J.B. Spins

Jazz, film, and improvised culture.

Saturday, July 27, 2013

AAIFF ’13: Harana

It was a more innocent time, before texting and “Carlos Danger.”  To woo fair ladies, young Filipino men would sing harana love songs outside their homes, waking up most of the household in the process. Sadly, the practice fell out of favor, but a young guitarist and three old masters recreate the romantic sounds and spirit of old school serenading in Benito Bautista’s Harana (trailer here), which screens during this year’s Asian American International Film Festival.

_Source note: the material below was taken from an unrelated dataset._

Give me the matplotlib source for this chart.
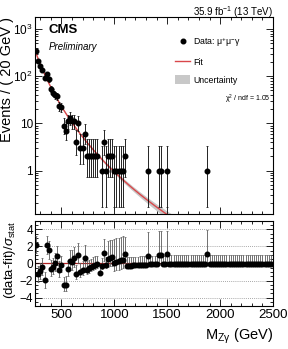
import numpy as np
import matplotlib
matplotlib.use('Agg')
import matplotlib.pyplot as plt
from matplotlib.lines import Line2D
from matplotlib.patches import Patch
from matplotlib.ticker import MultipleLocator, LogLocator, FuncFormatter, NullFormatter

plt.rcParams['font.family'] = ['Liberation Sans', 'DejaVu Sans']
plt.rcParams['mathtext.fontset'] = 'custom'
plt.rcParams['mathtext.rm'] = 'Liberation Sans'
plt.rcParams['mathtext.it'] = 'Liberation Sans:italic'
plt.rcParams['mathtext.bf'] = 'Liberation Sans:bold'

# binning (20 GeV bins)
bin_lo = 250
bin_hi = 2500
bin_w = 20

# non-empty bins (bin centre, events)
mass = [260, 280, 300, 320, 340, 360, 380, 400, 420, 440, 460, 480, 500,
        520, 540, 560, 580, 600, 620, 640, 660, 680, 700, 720,
        740, 760, 780, 800, 820, 840, 880, 900, 920, 940, 960, 980,
        1000, 1020, 1040, 1060, 1080, 1100, 1320, 1420, 1440, 1500, 1880]
counts = [348, 214, 168, 136, 91, 112, 86, 53, 45, 40, 38, 23, 22,
          9, 7, 11, 13, 11, 11, 4, 10, 3, 3, 6,
          2, 2, 2, 2, 2, 2, 1, 4, 1, 2, 2, 2,
          1, 1, 1, 1, 1, 2, 1, 1, 1, 1, 1]

# fit: log10(N) = a + b*ln(m) + c*ln(m)^2 ; band = fractional uncertainty
fit_par = [4.787, 0.757, -0.2105]
unc_par = [0.03, 0.10]
chi2_ndf = 1.05


def fit_func(m):
    lm = np.log(m)
    return 10 ** (fit_par[0] + fit_par[1] * lm + fit_par[2] * lm ** 2)


def fit_unc(m):
    return unc_par[0] + unc_par[1] * ((m - bin_lo) / 1000.0) ** 2


# 68% Poisson interval (Wilson-Hilferty approximation)
def pois_lo(n):
    n = np.asarray(n, dtype=float)
    out = np.zeros_like(n)
    ok = n > 0
    out[ok] = n[ok] * (1 - 1 / (9 * n[ok]) - 1 / (3 * np.sqrt(n[ok]))) ** 3
    return out


def pois_hi(n):
    n = np.asarray(n, dtype=float) + 1
    return n * (1 - 1 / (9 * n) + 1 / (3 * np.sqrt(n))) ** 3


centers = np.arange(bin_lo + bin_w / 2, bin_hi, bin_w)
all_counts = np.zeros(len(centers))
for m, c in zip(mass, counts):
    all_counts[np.argmin(np.abs(centers - m))] = c

fig = plt.figure(figsize=(2.88, 3.49), dpi=100)
ax = fig.add_axes([0.1215, 0.387, 0.8265, 0.564])
axr = fig.add_axes([0.1215, 0.123, 0.8265, 0.244])

# ---- main panel
m_grid = np.linspace(bin_lo, bin_hi, 500)
f_grid = fit_func(m_grid)
u_grid = fit_unc(m_grid)
ax.fill_between(m_grid, f_grid * (1 - u_grid), f_grid * (1 + u_grid),
                color='#c8c8c8', lw=0, zorder=1)
ax.plot(m_grid, f_grid, color='#d9474a', lw=1.0, zorder=2)

n = np.array(counts, dtype=float)
err_lo = n - pois_lo(n)
err_hi = pois_hi(n) - n
ax.errorbar(mass, n, yerr=[err_lo, err_hi], fmt='o', color='k', ms=3.3,
            elinewidth=0.6, capsize=1.0, capthick=0.5, zorder=3)

ax.set_yscale('log')
ax.set_xlim(bin_lo, bin_hi)
ax.set_ylim(0.12, 1800)


def log_fmt(v, pos):
    e = int(round(np.log10(v)))
    if e == 0:
        return '1'
    if e == 1:
        return '10'
    return r'$10^{%d}$' % e


ax.yaxis.set_major_locator(LogLocator(base=10, numticks=10))
ax.yaxis.set_minor_locator(LogLocator(base=10, subs=np.arange(2, 10), numticks=20))
ax.yaxis.set_major_formatter(FuncFormatter(log_fmt))
ax.yaxis.set_minor_formatter(NullFormatter())
ax.xaxis.set_major_locator(MultipleLocator(500))
ax.xaxis.set_minor_locator(MultipleLocator(100))
ax.tick_params(axis='x', labelbottom=False)
ax.set_ylabel('Events / ( 20 GeV )', fontsize=10.5, loc='top')
ax.yaxis.set_label_coords(-0.088, 1.0)

ax.text(0.055, 0.934, 'CMS', transform=ax.transAxes, fontsize=9.5,
        fontweight='bold', va='center', ha='left')
ax.text(0.057, 0.85, 'Preliminary', transform=ax.transAxes, fontsize=7,
        style='italic', va='center', ha='left')
fig.text(0.948, 0.966, r'35.9 fb$^{-1}$ (13 TeV)', fontsize=7,
         ha='right', va='center')

handles = [Line2D([], [], marker='o', color='k', ls='none', ms=3.3),
           Line2D([], [], color='#d9474a', lw=1.0),
           Patch(facecolor='#c8c8c8', edgecolor='none')]
labels = [r'Data: $\mathregular{\mu^{+}\mu^{-}\gamma}$', 'Fit', 'Uncertainty']
ax.legend(handles, labels, loc='upper left', bbox_to_anchor=(0.59, 0.91),
          frameon=False, fontsize=6.3, handlelength=1.7, handleheight=1.2,
          handletextpad=0.35, labelspacing=1.0, borderpad=0, borderaxespad=0)
ax.text(0.99, 0.584, r'$\mathregular{\chi^{2}}$ / ndf = %.2f' % chi2_ndf,
        transform=ax.transAxes, fontsize=5.0, ha='right', va='center')

# ---- ratio panel
fit_c = fit_func(centers)
c_lo = all_counts - pois_lo(all_counts)
c_hi = pois_hi(all_counts) - all_counts
above = all_counts >= fit_c
sigma = np.where(above, c_lo, c_hi)
pull = (all_counts - fit_c) / sigma
with np.errstate(divide='ignore', invalid='ignore'):
    bar_lo = np.where(above, 1.0, c_lo / c_hi)
    bar_hi = np.where(above, c_hi / np.where(c_lo > 0, c_lo, 1), 1.0)

for yv in [-4, -2, 0, 2, 4]:
    axr.axhline(yv, color='0.55', lw=0.6, ls=(0, (1, 1.5)), zorder=0)
axr.axhline(0, color='#b22222', lw=0.9, zorder=1)
axr.errorbar(centers, pull, yerr=[bar_lo, bar_hi], fmt='o', color='k', ms=3.3,
             ecolor='0.35', elinewidth=0.6, capsize=1.0, capthick=0.5, zorder=3)
axr.set_xlim(bin_lo, bin_hi)
axr.set_ylim(-5, 5)
axr.xaxis.set_major_locator(MultipleLocator(500))
axr.xaxis.set_minor_locator(MultipleLocator(100))
axr.yaxis.set_major_locator(MultipleLocator(2))
axr.yaxis.set_minor_locator(MultipleLocator(0.5))
axr.set_ylabel(r'(data-fit)/$\sigma_{\mathregular{stat}}$', fontsize=9.5, loc='top')
axr.yaxis.set_label_coords(-0.072, 1.0)
axr.set_xlabel(r'M$_{\mathregular{Z\gamma}}$ (GeV)', fontsize=10.5, loc='right')

for a in (ax, axr):
    a.tick_params(which='both', direction='in', top=True, right=True,
                  width=0.6, labelsize=9.5, pad=2)
    a.tick_params(which='major', length=5)
    a.tick_params(which='minor', length=2.5)
    for s in a.spines.values():
        s.set_linewidth(0.8)
ax.tick_params(axis='y', labelsize=8.5, pad=1.5)
axr.tick_params(axis='y', labelsize=8.5, pad=1.5)

fig.savefig('out.png', dpi=100)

Returning for his father’s funeral after a long American sojourn, Florante Aguilar suddenly found himself powerfully drawn to traditional forms of Filipino music, especially the harana.  Do not use the word Latin to describe harana—it is a pure product of the Philippines.  Nonetheless, it might sound somewhat akin to the bossa or other Lartin-influenced styles to uncouth ears.  Harana performance might not be quite as rare these days as the documentary suggests.  After all, Filipino jazz singer Charmaine Clamor recorded a lovely set of harana ballads just a few years ago.  Still, like a harana Alan Lomax, Aguilar starts off on a quest for real deal, old school haranistas.

Eventually, he found them in Felipe Alonzo, Celestino Aniel, and Romeo Bergunio.  What begins as a series of informal jams, blossoms Buena Vista Social Club style into more formal performances, a proper tour, a recording session, and this very same documentary.  It was an opportunity none of three gentlemen expected—that came just in time.

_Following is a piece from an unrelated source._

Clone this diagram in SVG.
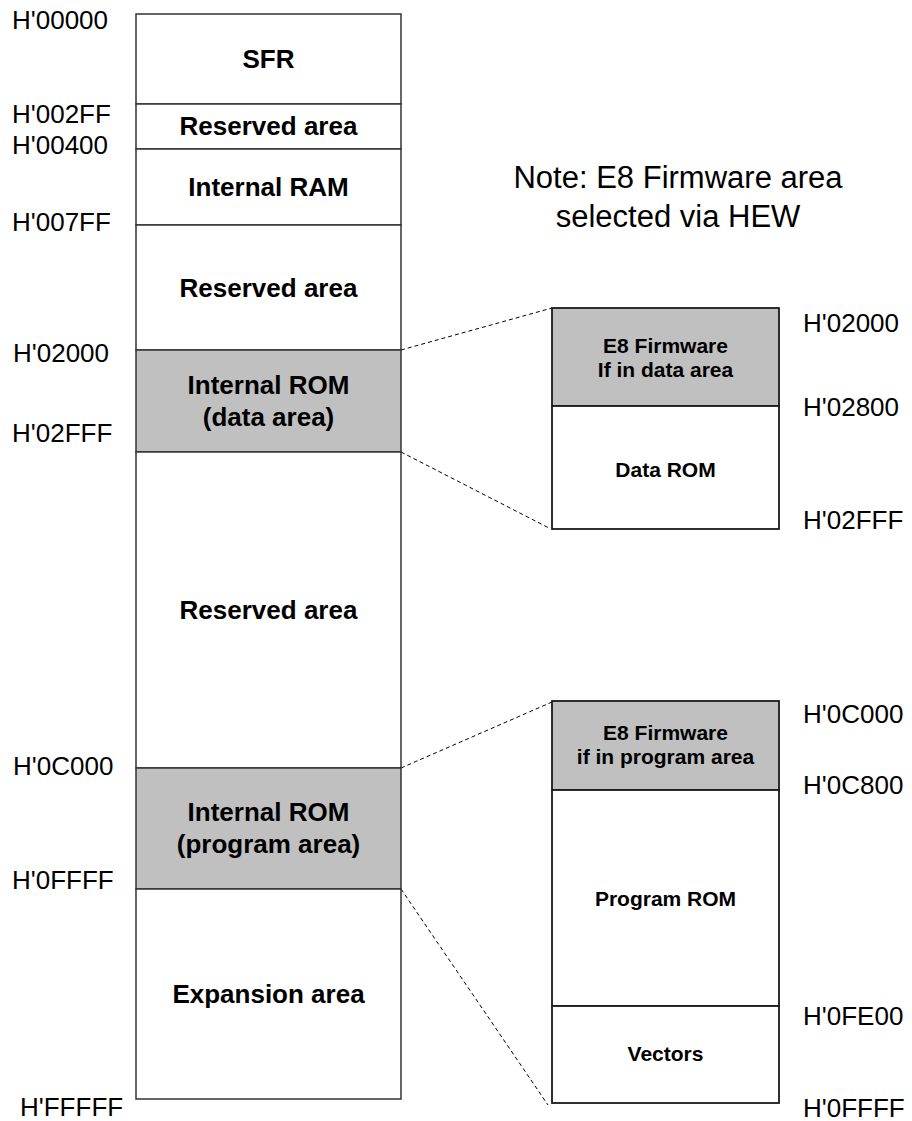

Viewers will eventually pick-up a sense time might be short for at least one haranista, but Bautista bends over backwards to avoid exploiting that fact for dramatic impact.  As a result, Harana has a rather slack narrative structure, basically covering the “let’s get a band together” and “let’s put on a show” bases.

Still, the music is obviously the thing for Harana and the ballads they sing are wonderfully lyrical and evocative.  There is something especially touching about the sight and sound of the three men of advanced years signing songs of young love and eternal fidelity.  By the way, Aguilar certainly holds up his end.  He has loads of technique, but more importantly he has the perfect sensitivity to accompany the haranistas.

Haranas are meant to be sung at night, so all the resulting moonlit performances only enhance the film’s nostalgic vibe.  It is all quite a pleasant trip, gently propelled by the delicate but catchy rhythms of the harana.  Recommended for those who appreciate a good love song, Harana screens this coming Wednesday (7/31) at the Anthology Film Archives, as part of the 2013 AAIFF in New York.